Préface
La globalisation financière est la composante financière de la mondialisation. Elle résulte de la conjugaison de plusieurs facteurs : un processus de libéralisation (ou de déréglementation), engagé dès les années 1970, l’introduction des nouvelles technologies de l’information et de la communication (NTIC) dans le secteur de la banque et de la finance, l’accélération des innovations financières avec la multiplication de nouveaux instruments et de nouveaux marchés. Elle se traduit par une parfaite mobilité des capitaux au plan mondial et dans chaque pays.
Comme nombre d’évolutions, la globalisation financière comporte à la fois des avantages et des inconvénients. Elle élargit considérablement la palette des financements possibles pour les emprunteurs, des placements envisageables pour les épargnants.
Faisant jouer la concurrence entre pays, entre systèmes bancaires, entre places financières mais également, dans chaque pays, entre financements intermédiés (ceux passant par les banques) et financements désintermediés (par les marchés), elle est susceptible de profiter aux agents non financiers (entreprises, ménages...). Mais cette globalisation s’accompagne aussi de certains effets négatifs. Mal maîtrisée et mal régulée, elle peut renforcer l’instabilité du système. En outre, en créant l’interdépendance entre tous les marchés et toutes les places financières, elle accélère les effets de contagion. Un choc local a beaucoup plus de chance de devenir, sans délai, un choc global (ou systémique). Depuis le krach de 1987 jusqu’à la crise financière et économique commencée en août 1987 et non achevée en cette fin 2009, nous l’avons vécu à de multiples reprises.
Le beau livre de Cécile Bastidon Gilles, Jacques Brasseul et Philippe Gilles vise à « rechercher le sens de l’histoire de la globalisation financière ». Il ne s’attarde pas sur la période (1880-1914), qualifiée par Suzanne Berger de « première mondialisation » (mais qui, bien sûr, n’était pas la première d’un point de vue historique), et il démarre vraiment avec la préparation et la tenue de la Conférence de Bretton Woods de 1944. Une Conférence qui a fixé des règles du jeu appliquées jusqu’en 1971-1973, règles emportées tout à la fois par les chocs pétroliers, la montée des déséquilibres internationaux, une libéralisation financière mal maîtrisée... tout cela sur fond de privilèges persistants en faveur du dollar et des États-Unis. Aujourd’hui, avec l’essor du rôle international de l’euro, avec une Chine qui aimerait réduire sa dépendance vis-à-vis du billet vert, le dollar est contesté sans être vraiment remplacé. Nos auteurs éclairent avec talent les mutations du système financier depuis la seconde guerre mondiale et leurs implications. Ils montrent en quoi la crise intervenue depuis 2007 était en germe dans certains chan gements structurels apparus dans les années 1980, en particulier une finance devenue de plus en plus virtuelle et autonome vis-à-vis de l’économie réelle (l’investissement productif, la croissance et l’emploi.)

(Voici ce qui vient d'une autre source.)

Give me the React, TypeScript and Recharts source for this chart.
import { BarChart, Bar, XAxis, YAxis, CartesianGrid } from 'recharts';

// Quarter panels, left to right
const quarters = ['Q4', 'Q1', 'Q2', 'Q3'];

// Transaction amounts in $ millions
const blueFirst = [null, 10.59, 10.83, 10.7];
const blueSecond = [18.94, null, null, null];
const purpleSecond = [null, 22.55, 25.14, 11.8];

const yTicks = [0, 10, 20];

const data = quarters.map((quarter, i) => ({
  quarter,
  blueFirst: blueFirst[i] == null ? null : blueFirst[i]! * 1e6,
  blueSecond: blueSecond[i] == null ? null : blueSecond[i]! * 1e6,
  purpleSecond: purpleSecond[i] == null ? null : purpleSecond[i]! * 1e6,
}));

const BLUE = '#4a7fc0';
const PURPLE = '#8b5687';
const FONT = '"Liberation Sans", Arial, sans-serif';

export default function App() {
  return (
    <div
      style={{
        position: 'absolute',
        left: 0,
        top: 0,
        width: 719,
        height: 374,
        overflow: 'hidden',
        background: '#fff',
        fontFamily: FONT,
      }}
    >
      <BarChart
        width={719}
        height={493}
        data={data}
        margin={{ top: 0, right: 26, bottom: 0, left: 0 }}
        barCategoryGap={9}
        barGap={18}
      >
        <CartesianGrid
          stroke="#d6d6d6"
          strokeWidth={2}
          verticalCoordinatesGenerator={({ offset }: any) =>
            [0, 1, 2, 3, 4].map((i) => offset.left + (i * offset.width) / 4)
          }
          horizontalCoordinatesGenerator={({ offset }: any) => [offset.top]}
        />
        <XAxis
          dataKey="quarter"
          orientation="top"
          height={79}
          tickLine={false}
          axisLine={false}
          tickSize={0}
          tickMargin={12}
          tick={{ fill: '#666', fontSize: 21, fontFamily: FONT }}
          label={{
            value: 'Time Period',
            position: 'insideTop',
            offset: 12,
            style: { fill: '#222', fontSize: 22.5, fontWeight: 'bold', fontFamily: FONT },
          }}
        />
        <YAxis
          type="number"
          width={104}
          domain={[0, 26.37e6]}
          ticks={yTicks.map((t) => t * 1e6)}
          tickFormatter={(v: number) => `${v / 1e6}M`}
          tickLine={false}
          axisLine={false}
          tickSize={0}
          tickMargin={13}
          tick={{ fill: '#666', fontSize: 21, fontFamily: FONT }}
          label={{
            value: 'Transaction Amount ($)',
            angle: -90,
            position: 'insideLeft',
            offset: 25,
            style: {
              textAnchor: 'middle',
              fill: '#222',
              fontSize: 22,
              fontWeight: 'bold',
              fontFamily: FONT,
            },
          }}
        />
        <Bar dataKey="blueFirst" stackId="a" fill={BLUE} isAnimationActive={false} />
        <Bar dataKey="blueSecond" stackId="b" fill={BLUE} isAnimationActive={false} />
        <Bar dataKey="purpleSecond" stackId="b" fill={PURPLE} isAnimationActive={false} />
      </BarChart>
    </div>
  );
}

On trouvera dans ce livre la genèse et l’actualité de nombre de débats actuels, qu’il s’agisse des pouvoirs et du rôle du FMI, de la taxe Tobin, de la régulation des taux de change et de ses limites, de l’articulation entre l’intégration monétaire régionale (exemple de l’euro et de l’UEM) et le système mondial, du passage du G7/G8 au G20, etc.

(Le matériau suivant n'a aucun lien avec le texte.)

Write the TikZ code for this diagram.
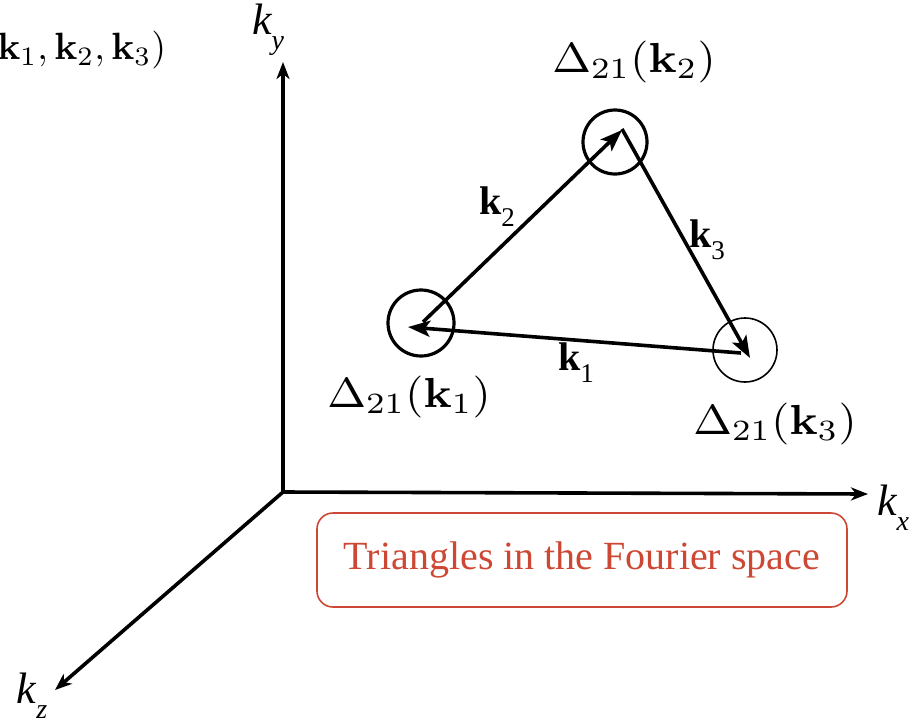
\documentclass[tikz,border=0pt]{standalone}
\usepackage{amsmath}
\usepackage[no-math]{fontspec}
\newfontfamily\tnr{Liberation Serif}
\usetikzlibrary{arrows.meta}
\definecolor{boxred}{RGB}{205,72,52}
\tikzset{
  axis/.style={line width=3.6pt,-{Stealth[length=17pt,width=13pt,inset=5pt]}},
  vec/.style={line width=3.6pt,-{Stealth[length=22pt,width=16pt,inset=5pt]}},
  ring/.style={circle,draw,line width=3.2pt,inner sep=0pt},
  axlab/.style={font=\tnr\fontsize{44}{50}\selectfont\itshape,inner sep=0pt},
  veclab/.style={font=\tnr\fontsize{40}{44}\selectfont,inner sep=0pt},
  dlab/.style={xscale=4.65,yscale=4.2,inner sep=0pt},
  toplab/.style={scale=3.8,inner sep=0pt},
}
\begin{document}
\begin{tikzpicture}[x=1pt,y=-1pt]
\useasboundingbox (0,0) rectangle (916,724);
% axes
\coordinate (O) at (283,492);
\coordinate (Y) at (283,62);
\coordinate (X) at (868,494);
\coordinate (Z) at (55,690);
\draw[axis] (O) -- (Y);
\draw[axis] (O) -- (X);
\draw[axis] (O) -- (Z);
\node[axlab] (ly) at (268,30) {k\raisebox{-0.35em}{\fontsize{28}{30}\selectfont y}};
\node[axlab] (lx) at (893,508) {k\raisebox{-0.35em}{\fontsize{28}{30}\selectfont x}};
\node[axlab] (lz) at (32,696) {k\raisebox{-0.35em}{\fontsize{28}{30}\selectfont z}};
% circles
\node[ring,minimum size=66pt] (c1) at (421,323) {};
\node[ring,minimum size=64pt] (c2) at (615,142) {};
\node[ring,line width=1.6pt,minimum size=64pt] (c3) at (745,350) {};
% vectors
\coordinate (a1) at (423,322);
\coordinate (b2) at (622,130);
\coordinate (a3) at (622,129);
\coordinate (b3) at (750,358);
\coordinate (a1s) at (741,353);
\coordinate (b1) at (408,327);
\draw[vec] (a1) -- (b2);
\draw[vec] (a3) -- (b3);
\draw[vec] (a1s) -- (b1);
\node[veclab] (k2) at (497,207) {\textbf{k}\raisebox{-0.3em}{\fontsize{27}{28}\selectfont 2}};
\node[veclab] (k3) at (707,240) {\textbf{k}\raisebox{-0.3em}{\fontsize{27}{28}\selectfont 3}};
\node[veclab] (k1) at (576,363) {\textbf{k}\raisebox{-0.3em}{\fontsize{27}{28}\selectfont 1}};
% Delta labels
\node[dlab] (d2) at (634,62) {$\Delta_{21}(\mathbf{k}_2)$};
\node[dlab] (d1) at (409,397) {$\Delta_{21}(\mathbf{k}_1)$};
\node[dlab] (d3) at (775,424) {$\Delta_{21}(\mathbf{k}_3)$};
\node[toplab,anchor=east] (top) at (167,50) {$(\mathbf{k}_1,\mathbf{k}_2,\mathbf{k}_3)$};
% box
\node[draw=boxred,line width=1.6pt,rounded corners=16pt,minimum width=530pt,minimum height=94pt,
  text=boxred,font=\tnr\fontsize{40}{44}\selectfont] (box) at (582,560) {Triangles in the Fourier space};
\end{tikzpicture}
\end{document}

La globalisation fait qu’aujourd’hui les systèmes bancaires et financiers nationaux sont beaucoup plus intégrés que les politiques économiques nationales ne sont coordonnées entre elles. De cet écart naît une bonne part de l’instabilité monétaire et financière ambiante.

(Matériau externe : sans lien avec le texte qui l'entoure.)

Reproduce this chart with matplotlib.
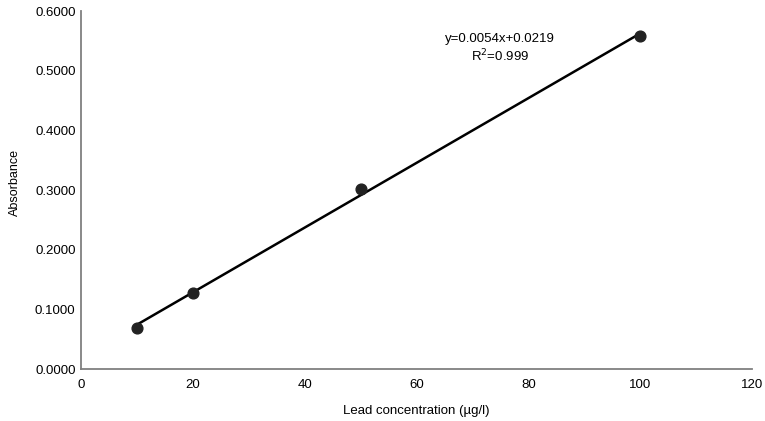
import numpy as np
import matplotlib
matplotlib.use('Agg')
import matplotlib.pyplot as plt

plt.rcParams['font.family'] = ['Liberation Sans', 'DejaVu Sans']

# calibration points
conc = [10, 20, 50, 100]          # ug/l
absorb = [0.069, 0.128, 0.302, 0.558]
eq_text = 'y=0.0054x+0.0219\nR$^2$=0.999'
xticks = [0, 20, 40, 60, 80, 100, 120]
yticks = [0.0, 0.1, 0.2, 0.3, 0.4, 0.5, 0.6]

fig = plt.figure(figsize=(7.65, 4.21), dpi=100)
ax = fig.add_axes([0.106, 0.1235, 0.877, 0.85])

slope, inter = np.polyfit(conc, absorb, 1)
xx = np.array([conc[0], conc[-1]])
ax.plot(xx, slope * xx + inter, color='black', lw=1.8, zorder=2)
ax.scatter(conc, absorb, s=60, color='#222222', zorder=3)

ax.text(75, 0.537, eq_text, ha='center', va='center', fontsize=9.5,
        linespacing=1.15)

ax.set_xlim(0, 120)
ax.set_ylim(0, 0.6)
ax.set_xticks(xticks)
ax.set_yticks(yticks)
ax.set_yticklabels(['%.4f' % v for v in yticks])
ax.tick_params(length=0, labelsize=9.5)
ax.tick_params(axis='y', pad=4)
ax.tick_params(axis='x', pad=7)
for s in ['top', 'right']:
    ax.spines[s].set_visible(False)
for s in ['left', 'bottom']:
    ax.spines[s].set_color('#808080')
    ax.spines[s].set_linewidth(1.3)

ax.set_xlabel('Lead concentration (\u00b5g/l)', fontsize=9.5, labelpad=10)
ax.set_ylabel('Absorbance', fontsize=9)
ax.yaxis.set_label_coords(-0.09, 0.52)

fig.savefig('out.png', dpi=100)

Plutôt que de remettre en cause l’ouverture et la globalisation, il me paraît préférable, pour combler une partie de l’écart précédent, de progresser dans la direction d’une vraie gouvernance mondiale. Dans cette quête, des progrès dans la gouvernance économique, financière et politique de l’Europe seraient utiles à la fois comme exemple et comme base régionale pour en tirer des enseignements au plan mondial. On peut toujours rêver...


Christian de Boissieu
Président du Conseil d’Analyse Économique
Professeur à l’Université de Paris I (Panthéon-Sorbonne)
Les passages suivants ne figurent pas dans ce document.